Когда отец перестал есть, мы поняли, что он заболел. Пробежки от стола к плите случались все реже и реже. Ложка все меньше подносилась к губам. Помню, каким он был осенью и зимой восемьдесят второго: тогда он больше спал, чем бодрствовал, а когда чувствовал себя чуть лучше, совещался с врачами. Это были приглушенные разговоры, а позже, после бесчисленных операций, запах бульона в доме сменился вонью дезинфектантов. Отец съежился, а поскольку не мог снести растраты немногих оставшихся сил на походы по магазинам, терялся в складках старой одежды, пока моя мать не начала неумело ее перешивать. Мой отец стал похож на старика, которого зашивают в мешок. Он умер в феврале восемьдесят третьего, незадолго до моего тринадцатилетия. Ему был сорок один год.
Из-за моих детских фантазий я не мог избавиться от ощущения, что, желая ему смерти, сам невольно ее навлек. Однажды вечером я рассказал про это матери, моей милой английской маме, которую сперва увлек, а потом оставил одну этот рыгающий вулкан-человечище. Отстранившись, чтобы лучше меня видеть, но сжимая мне пальцами плечи, будто чтобы не упасть, она сказала:
– Марк Бассет, ты ни в чем не виноват. Ты ни в чем не можешь быть виноват. Ты тут ни при чем.
Потом мы поплакали, сверху спустился разбуженный Люк и тоже к нам присоединился, и мы опять стали почти семьей.
Я к тому это рассказал, что обвинения в чьей-то смерти выбивают меня из колеи. Мы со смертью давние знакомые, и стоит про нее помянуть, я уже весь как на иголках. А когда я как на иголках, то делаю то, что делал мой отец, когда не мог сосредоточиться: ем.
После звонка Мишель я направился прямиком к письменному столу в углу гостиной. Выдвинул «Ящик Порока» и медленно провел кончиками пальцев по его высококалорийному содержимому. Запас был, как всегда, отменный. Тут была пара толстых плиток «Валроны Манжари», королевы черного шоколада с содержанием какао в шестьдесят четыре процента: интенсивный вкус шоколада, фруктовая свежесть апельсиновой цедры, никакого кислого послевкусия, одно лишь острое наслаждение. Я отломил пару долек, потом для верности взял третью. Еще в ящике были калабрианские фиги в черном шоколаде и несколько мягких черного шоколада трюфелей, пропитанных табачным экстрактом, – мне их дал на дегустацию один друг, кондитер-шоколадник по профессии. Во рту от них жжет почти как от перца-чили, ощущение возникает медленно, потом все нарастает, а за ним следует долгое, растянутое послевкусие – похожее бывает от полнотелого, выдержанного красного вина. Пока они не убедили меня окончательно. Отдушка как будто забивала вкус шоколада. Но ситуация была серьезная, поэтому я взял три штуки и на всякий случай такое же число фиг. Забросив в рот дольку «Манжари», я дал ей подтаять на языке, потом раскусил. Теперь я мог собраться с мыслями.

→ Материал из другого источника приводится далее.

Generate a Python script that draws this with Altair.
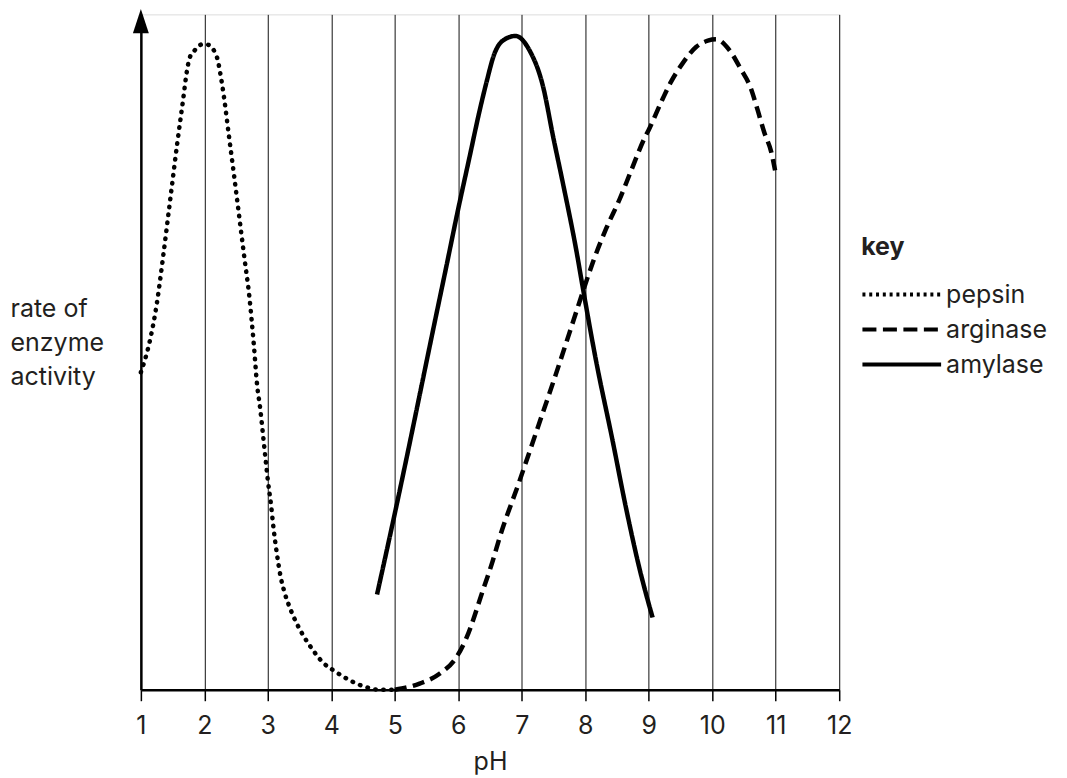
import altair as alt
import pandas as pd

FONT = "Inter"
FS = 25
TEXT = "#231f20"

ph_ticks = list(range(1, 13))
series_names = ["pepsin", "arginase", "amylase"]
y_title_lines = ["rate of", "enzyme", "activity"]

pepsin_ph = [1.00, 1.13, 1.25, 1.35, 1.46, 1.57, 1.67, 1.72, 1.77, 1.85, 1.94, 2.00,
             2.06, 2.20, 2.25, 2.31, 2.39, 2.47, 2.55, 2.63, 2.71, 2.78, 2.83, 2.88,
             2.92, 2.96, 3.00, 3.05, 3.09, 3.14, 3.20, 3.26, 3.34, 3.44, 3.56, 3.70,
             3.86, 4.06, 4.27, 4.51, 4.76, 4.95]
pepsin_rate = [47.0, 51.2, 57.1, 64.1, 72.4, 80.7, 87.7, 91.3, 93.6, 94.7, 95.5, 95.6,
               95.5, 93.6, 91.3, 87.7, 81.8, 76.0, 70.0, 64.0, 58.1, 51.0, 45.2, 41.6,
               38.1, 34.5, 31.0, 27.4, 23.9, 20.3, 16.8, 14.5, 12.3, 10.1, 8.0, 6.0,
               4.1, 2.7, 1.5, 0.5, 0.0, 0.0]

arginase_ph = [5.00, 5.39, 5.71, 5.97, 6.13, 6.39, 6.54, 6.65, 6.96, 7.28, 7.54, 7.86,
               7.94, 8.12, 8.33, 8.54, 8.72, 8.93, 9.01, 9.22, 9.35, 9.53, 9.75, 9.93,
               10.06, 10.27, 10.45, 10.61, 10.71, 10.82, 10.93, 10.99]
arginase_rate = [0.0, 0.9, 2.4, 4.8, 7.7, 14.8, 19.0, 22.5, 30.8, 39.6, 46.8, 56.0,
                 58.3, 63.3, 68.3, 72.6, 76.8, 81.6, 83.1, 87.5, 90.0, 92.7, 95.2, 96.1,
                 96.3, 94.7, 91.9, 89.0, 86.0, 82.5, 79.6, 76.9]

amylase_ph = [4.72, 5.00, 5.65, 5.81, 5.99, 6.18, 6.33, 6.44, 6.57, 6.70, 6.90, 7.12,
              7.33, 7.50, 7.65, 7.86, 7.96, 8.17, 8.43, 8.64, 8.85, 9.06]
amylase_rate = [14.1, 26.1, 55.4, 62.6, 70.8, 79.0, 85.5, 89.8, 94.2, 96.1, 96.8, 94.7,
                89.5, 81.6, 74.9, 65.0, 59.6, 48.7, 36.9, 27.0, 18.1, 10.7]

arrow_ph = [1]
arrow_rate = [99.0]

rows = []
for name, xs, ys in [("pepsin", pepsin_ph, pepsin_rate),
                     ("arginase", arginase_ph, arginase_rate),
                     ("amylase", amylase_ph, amylase_rate)]:
    for i, (xv, yv) in enumerate(zip(xs, ys)):
        rows.append({"series": name, "ph": xv, "rate": yv, "order": i})
df = pd.DataFrame(rows)
arrow_df = pd.DataFrame({"ph": arrow_ph, "rate": arrow_rate})

x_scale = alt.Scale(domain=[1, 12], nice=False, zero=False)
y_scale = alt.Scale(domain=[0, 100], nice=False, zero=False)

x_axis = alt.Axis(values=ph_ticks, title="pH", format="d", grid=True, gridColor="#111111",
                  gridWidth=1, gridOpacity=1, domainColor="black", domainWidth=2.6,
                  tickColor="black", tickWidth=1.5, tickSize=11, labelFontSize=FS,
                  labelFont=FONT, labelColor=TEXT, labelPadding=13, labelFlush=False,
                  titleFontSize=FS, titleFont=FONT, titleFontWeight="normal",
                  titleColor=TEXT, titlePadding=11)
y_axis = alt.Axis(title=y_title_lines, labels=False, ticks=False, grid=False,
                  domainColor="black", domainWidth=2.5, titleAngle=0, titleAlign="left",
                  titleBaseline="middle", titleX=-131, titleY=294, titleLineHeight=34,
                  titleFontSize=FS, titleFont=FONT, titleFontWeight="normal",
                  titleColor=TEXT)

X = alt.X("ph:Q", scale=x_scale, axis=x_axis)
Y = alt.Y("rate:Q", scale=y_scale, axis=y_axis)

def series_layer(name, dash, cap):
    return alt.Chart(df).transform_filter(alt.datum.series == name).mark_line(
        color="black", strokeWidth=4.5, strokeDash=dash, strokeCap=cap,
        interpolate="monotone"
    ).encode(x=X, y=Y, order="order:Q")

pepsin = series_layer("pepsin", [0.5, 7.5], "round")
arginase = series_layer("arginase", [12, 6.5], "butt")
amylase = series_layer("amylase", [1, 0], "butt")

legend_layer = alt.Chart(df).transform_filter("false").mark_line(color="black").encode(
    x=X, y=Y,
    strokeDash=alt.StrokeDash(
        "series:N",
        scale=alt.Scale(domain=series_names, range=[[3, 3.8], [14, 6.5], [1, 0]]),
        legend=alt.Legend(title="key", orient="none", legendX=721, legendY=221,
                          padding=0, titleFontSize=FS, titleFont=FONT,
                          titleFontWeight="bold", titleColor=TEXT, titlePadding=22,
                          labelFontSize=FS, labelFont=FONT, labelColor=TEXT,
                          symbolType="M-1.5,0H9", symbolSize=225, symbolStrokeWidth=4,
                          symbolStrokeColor="black", symbolFillColor="transparent",
                          labelOffset=60, rowPadding=9, symbolOffset=0),
    ),
)

arrow = alt.Chart(arrow_df).mark_point(
    shape="M0,-1L0.65,1L-0.65,1Z", size=600, filled=True, color="black",
    opacity=1, strokeWidth=0
).encode(x=X, y=Y)

chart = alt.layer(pepsin, arginase, amylase, legend_layer, arrow).properties(
    width=699, height=676,
    autosize=alt.AutoSizeParams(type="none"),
    padding={"left": 133, "top": 6, "right": 220, "bottom": 100},
    background="white",
).configure_view(stroke=None).configure(font=FONT)

chart.save("out.html", embed_options={"renderer": "svg", "actions": False})
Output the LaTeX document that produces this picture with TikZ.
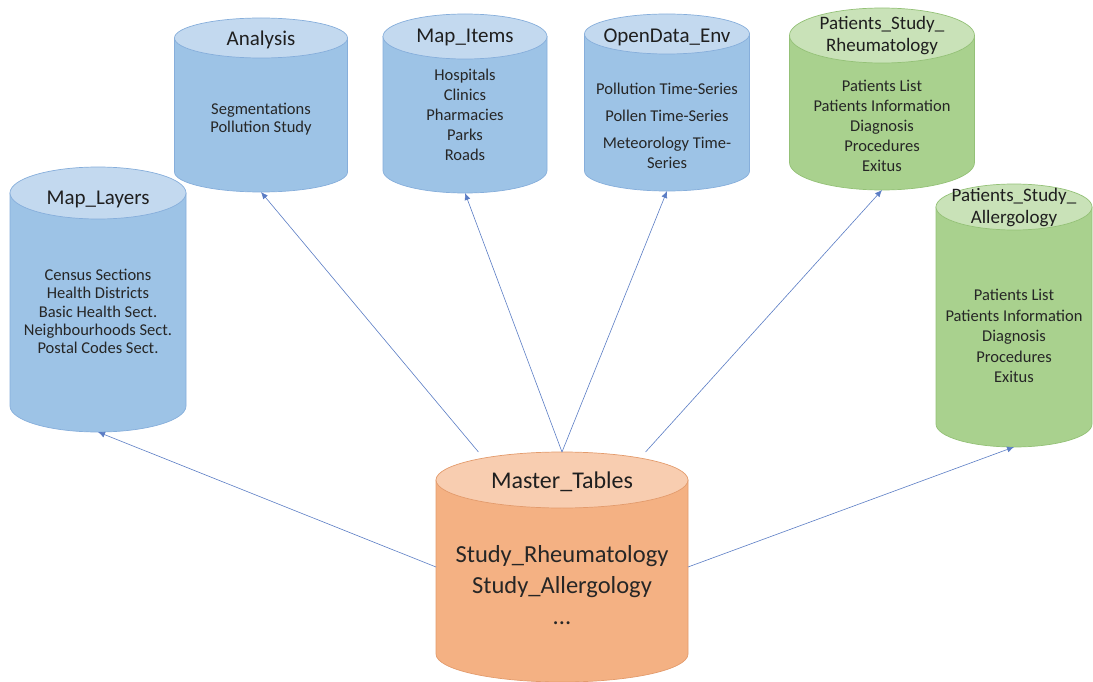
\documentclass[tikz,border=0pt]{standalone}
\usepackage{fontspec}
\setmainfont{Carlito}
\usetikzlibrary{arrows.meta}

\definecolor{dbblue}{HTML}{9DC3E6}
\definecolor{dbbluetop}{HTML}{C3D9EF}
\definecolor{dbblueline}{HTML}{86AEDB}
\definecolor{dbgreen}{HTML}{A9D18E}
\definecolor{dbgreentop}{HTML}{C9E2B8}
\definecolor{dbgreenline}{HTML}{94C177}
\definecolor{dborange}{HTML}{F4B183}
\definecolor{dborangetop}{HTML}{F8CDB0}
\definecolor{dborangeline}{HTML}{E39B6C}
\definecolor{linkblue}{HTML}{5A7CC4}

% name, centre x, top y, width, height, height of the end ellipse, colour
\newcommand{\dbcyl}[7]{%
  \pgfmathsetmacro{\dbrx}{#4/2}\pgfmathsetmacro{\dbry}{#6/2}
  \pgfmathsetmacro{\dbl}{#2-#4/2}\pgfmathsetmacro{\dbr}{#2+#4/2}
  \pgfmathsetmacro{\dbt}{#3+#6/2}\pgfmathsetmacro{\dbb}{#3+#5-#6/2}
  \path[draw=#7line, fill=#7, line width=0.7pt] (\dbl,\dbt) -- (\dbl,\dbb)
    arc[start angle=180, end angle=0, x radius=\dbrx, y radius=\dbry] -- (\dbr,\dbt) -- cycle;
  \path[draw=#7line, fill=#7top, line width=0.7pt] (#2,\dbt) ellipse[x radius=\dbrx, y radius=\dbry];
  \node[inner sep=0pt, outer sep=0pt, minimum width=#4pt, minimum height=#5pt] (#1) at (#2,{#3+#5/2}) {};
}

\tikzset{
  dbtitle/.style={font=\fontsize{21}{22}\selectfont, text=black!88, align=center, inner sep=0pt},
  dbtext/.style={font=\fontsize{16.5}{20}\selectfont, text=black!85, align=center, inner sep=0pt},
  link/.style={-{Latex[length=7pt,width=6pt]}, draw=linkblue, line width=0.6pt}
}

\begin{document}
\begin{tikzpicture}[x=1pt,y=-1pt]
\useasboundingbox (0,0) rectangle (1093,682);

% databases
\dbcyl{ML}{98}{167}{176}{265}{52}{dbblue}
\dbcyl{AN}{261}{18}{173}{174}{40}{dbblue}
\dbcyl{MI}{465}{14}{164}{179}{45}{dbblue}
\dbcyl{OD}{667}{14}{165}{177}{40}{dbblue}
\dbcyl{PR}{882}{8}{185}{182}{55}{dbgreen}
\dbcyl{PA}{1014}{184}{156}{263}{46}{dbgreen}
\dbcyl{MT}{562}{452}{252}{230}{56}{dborange}

% titles
\node[dbtitle] (MLt) at (98,199) {Map\_Layers};
\node[dbtitle] (ANt) at (261,40) {Analysis};
\node[dbtitle] (MIt) at (465,37) {Map\_Items};
\node[dbtitle] (ODt) at (667,37) {OpenData\_Env};
\node[dbtitle, font=\fontsize{19}{22}\selectfont] (PRt) at (882,36) {Patients\_Study\_\\Rheumatology};
\node[dbtitle, font=\fontsize{19}{22}\selectfont] (PAt) at (1014,207.5) {Patients\_Study\_\\Allergology};
\node[dbtitle, font=\fontsize{24}{26}\selectfont] (MTt) at (562,482) {Master\_Tables};

% contents
\node[dbtext, font=\fontsize{16.5}{18.3}\selectfont] (MLb) at (98,311.5) {Census Sections\\Health Districts\\Basic Health Sect.\\Neighbourhoods Sect.\\Postal Codes Sect.};
\node[dbtext, font=\fontsize{16.5}{18.3}\selectfont] (ANb) at (261,119) {Segmentations\\Pollution Study};
\node[dbtext] (MIb) at (465,115) {Hospitals\\Clinics\\Pharmacies\\Parks\\Roads};
\node[dbtext] (ODb) at (667,125.5) {Pollution Time-Series\\[7pt]Pollen Time-Series\\[7pt]Meteorology Time-\\Series};
\node[dbtext] (PRb) at (882,126) {Patients List\\Patients Information\\Diagnosis\\Procedures\\Exitus};
\node[dbtext, font=\fontsize{16.5}{20.5}\selectfont] (PAb) at (1014,336) {Patients List\\Patients Information\\Diagnosis\\Procedures\\Exitus};
\node[dbtext, font=\fontsize{24.5}{31}\selectfont] (MTb) at (562,585) {Study\_Rheumatology\\Study\_Allergology\\...};

% links
\draw[link] (MT.west) -- (ML.south);
\draw[link] (MT.126) -- (AN.south);
\draw[link] (MT.north) -- (MI.south);
\draw[link] (MT.north) -- (OD.south);
\draw[link] (MT.54) -- (PR.south);
\draw[link] (MT.east) -- (PA.south);
\end{tikzpicture}
\end{document}
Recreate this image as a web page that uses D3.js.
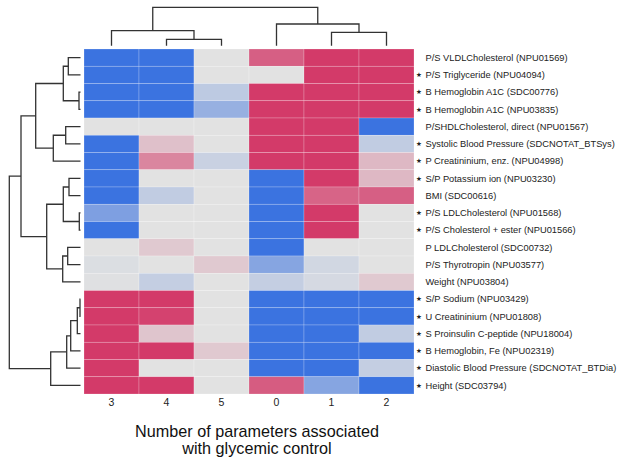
<!DOCTYPE html>
<html><head><meta charset="utf-8">
<script src="https://cdn.jsdelivr.net/npm/d3@7"></script>
<style>body{margin:0;background:#fff}svg{display:block}</style>
</head><body>
<svg id="chart" width="617" height="459"></svg>
<script>
// ---- data ----
const columns = ["3","4","5","0","1","2"];
const rowLabels = [
  "P/S VLDLCholesterol (NPU01569)",
  "P/S Triglyceride (NPU04094)",
  "B Hemoglobin A1C (SDC00776)",
  "B Hemoglobin A1C (NPU03835)",
  "P/SHDLCholesterol, direct (NPU01567)",
  "Systolic Blood Pressure (SDCNOTAT_BTSys)",
  "P Creatininium, enz. (NPU04998)",
  "S/P Potassium ion (NPU03230)",
  "BMI (SDC00616)",
  "P/S LDLCholesterol (NPU01568)",
  "P/S Cholesterol + ester (NPU01566)",
  "P LDLCholesterol (SDC00732)",
  "P/S Thyrotropin (NPU03577)",
  "Weight (NPU03804)",
  "S/P Sodium (NPU03429)",
  "U Creatininium (NPU01808)",
  "S Proinsulin C-peptide (NPU18004)",
  "B Hemoglobin, Fe (NPU02319)",
  "Diastolic Blood Pressure (SDCNOTAT_BTDia)",
  "Height (SDC03794)"
];
const starred = [false,true,true,true,false,true,true,true,false,true,true,false,false,false,true,true,true,true,true,true];
// values per row, in column order 3,4,5,0,1,2
const values = [
  [-1,-1,0,0.78,1,1],
  [-1,-1,0,0,1,1],
  [-1,-1,-0.22,1,1,1],
  [-1,-1,-0.45,1,1,1],
  [0,0,0,1,1,-1],
  [-1,0.2,0,1,1,-0.2],
  [-1,0.55,-0.15,1,1,0.25],
  [-1,0,0,-1,1,0.25],
  [-1,-0.2,0,-1,0.75,0.78],
  [-0.6,0,0,-1,1,0],
  [-1,0,0,-1,1,0],
  [0,0.15,0,-1,0,0],
  [-0.04,0,0.15,-0.55,-0.1,0],
  [-0.02,-0.18,0,-0.18,-0.08,0.15],
  [1,1,0,-1,-1,-1],
  [1,0.95,0,-1,-1,-1],
  [1,0.17,0,-1,-1,-0.2],
  [1,1,0.15,-1,-1,-1],
  [1,0,0,-1,-1,-0.18],
  [1,1,0,0.8,-0.55,-1]
];
// row linkage: [childA, childB, height]; clusters numbered from 20
const rowMerges = [
  [0,1,12.2],[2,3,1.5],[20,21,17.2],[4,5,14.8],[23,6,27.2],[22,24,44.8],
  [7,8,11.5],[9,10,1.2],[26,27,17.2],[11,12,12.8],[29,13,17.8],[28,30,33.8],
  [25,31,59.5],[14,15,0.5],[33,16,3.2],[34,17,9.8],[35,18,13.8],[36,19,29.8],
  [32,37,71.2]
];
// column linkage (display positions 0..5); clusters numbered from 6
const colMerges = [[1,2,6.4],[0,6,15],[4,5,13.4],[3,8,21.7],[7,9,38.4]];
const titleLines = ["Number of parameters associated","with glycemic control"];

// ---- layout ----
const svg = d3.select("#chart");
const x = d3.scaleBand().domain(columns).range([84,414]);
const y = d3.scaleBand().domain(d3.range(rowLabels.length)).range([49,394]);
const color = d3.scaleLinear().domain([-1,0,1]).range(["#3b73e0","#e2e2e2","#d33a69"]);

const cells = [];
values.forEach((row,i)=>row.forEach((v,j)=>cells.push({i,j,v})));
svg.append("g").selectAll("rect").data(cells).join("rect")
  .attr("x",d=>x(columns[d.j])).attr("y",d=>y(d.i))
  .attr("width",x.bandwidth()).attr("height",y.bandwidth())
  .attr("fill",d=>color(d.v))
  .attr("stroke","#ffffff").attr("stroke-opacity",0.35).attr("stroke-width",0.6);

// row labels
const lab = svg.append("g").attr("font-family","'Liberation Sans', Arial, Helvetica, sans-serif").attr("fill","#222");
lab.selectAll("text.lbl").data(rowLabels).join("text").attr("class","lbl")
  .attr("x",425.5).attr("y",(d,i)=>y(i)+y.bandwidth()/2).attr("dy","0.35em")
  .attr("font-size",9.3).text(d=>d);
lab.selectAll("text.star").data(rowLabels.map((d,i)=>i).filter(i=>starred[i])).join("text").attr("class","star")
  .attr("x",419).attr("y",i=>y(i)+y.bandwidth()/2).attr("dy","0.33em")
  .attr("text-anchor","middle").attr("font-family","'DejaVu Sans', sans-serif")
  .attr("font-size",6.5).text("★");

// column labels
svg.append("g").attr("font-family","'Liberation Sans', Arial, sans-serif").attr("fill","#222")
  .selectAll("text").data(columns).join("text")
  .attr("x",d=>x(d)+x.bandwidth()/2).attr("y",406).attr("text-anchor","middle")
  .attr("font-size",10.5).text(d=>d);

// title
svg.append("g").attr("font-family","'Liberation Sans', Arial, sans-serif").attr("fill","#111")
  .selectAll("text").data(titleLines).join("text")
  .attr("x",257).attr("y",(d,i)=>437+i*16.5).attr("text-anchor","middle")
  .attr("font-size",16.2).text(d=>d);

// dendrograms
function dendro(merges, nLeaves, leafPos, hScale, orient){
  const pos = leafPos.slice(), ht = new Array(nLeaves).fill(0);
  const paths = [];
  merges.forEach(([a,b,h])=>{
    const pa=pos[a], pb=pos[b], ha=ht[a], hb=ht[b];
    const p = d3.path();
    if(orient==="left"){
      p.moveTo(hScale(ha),pa); p.lineTo(hScale(h),pa); p.lineTo(hScale(h),pb); p.lineTo(hScale(hb),pb);
    } else {
      p.moveTo(pa,hScale(ha)); p.lineTo(pa,hScale(h)); p.lineTo(pb,hScale(h)); p.lineTo(pb,hScale(hb));
    }
    paths.push(p.toString());
    pos.push((pa+pb)/2); ht.push(h);
  });
  return paths;
}
const rowH = d3.scaleLinear().domain([0,71.2]).range([80.5,9.3]);
const rowPaths = dendro(rowMerges, rowLabels.length, rowLabels.map((d,i)=>y(i)+y.bandwidth()/2), rowH, "left");
const colH = d3.scaleLinear().domain([0,38.4]).range([45.7,7.3]);
const colPaths = dendro(colMerges, columns.length, columns.map(c=>x(c)+x.bandwidth()/2), colH, "top");
svg.append("g").selectAll("path").data(rowPaths.concat(colPaths)).join("path")
  .attr("d",d=>d).attr("fill","none").attr("stroke","#333").attr("stroke-width",1.3);
</script>
</body></html>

Джона Гестриджа я не знал, но ненавидел. Он был человеком своего времени, а ничего худшего ни про кого и не скажешь. С началом двадцать первого века в великих мегаполисах западного мира возникла тяга к еде, ничего общего не имевшая с голодом. И джоны гестриджи мира сего к этой тяге присосались. Они обустраивали неудобные помещения и там подавали нелепую еду по нелепым ценам. И тем не менее люди приходили сидеть в этих помещениях, есть эту еду и сами себе за это нравились. Так они убеждали себя, что в данный конкретный момент находятся в самом лучшем месте. Меня это сводило с ума. Но последней каплей стало то, что Гестридж не умел готовить. Самим выбором профессии он позаботился о том, что животные будут погибать впустую. Он убивал рыбу. Его соусы были слишком густыми, или слишком жидкими, или просто безвкусными. Его закуски были тяжелыми, а десерты – эфемерными и пресными.
Держа в одной руке шоколад, я другой подвинул «мышь», и ожил настольный компьютер. Положив в рот еще дольку, я открыл рецензию, которую написал на новый ресторан, «Гестридж на 500-м маршруте». Два дня назад ее напечатали в моей газете.
Марк Бассет представляет
Отчаянно плохая кухня пока еще не является караемым смертной казнью преступленьем даже в самых консервативных штатах юга США. Но будь это так, не сомневайтесь: Джон Гестридж уже сидел бы в камере смертников, подсчитывая отпущенные ему дни. Остается только надеяться, что, если справедливость все же восторжествует, у него хватит здравого смысла не заказывать на последний обед какое-нибудь из собственных блюд. Никто не заслуживает того, чтобы покинуть сей мир с ним в желудке. Даже Джон Гестридж.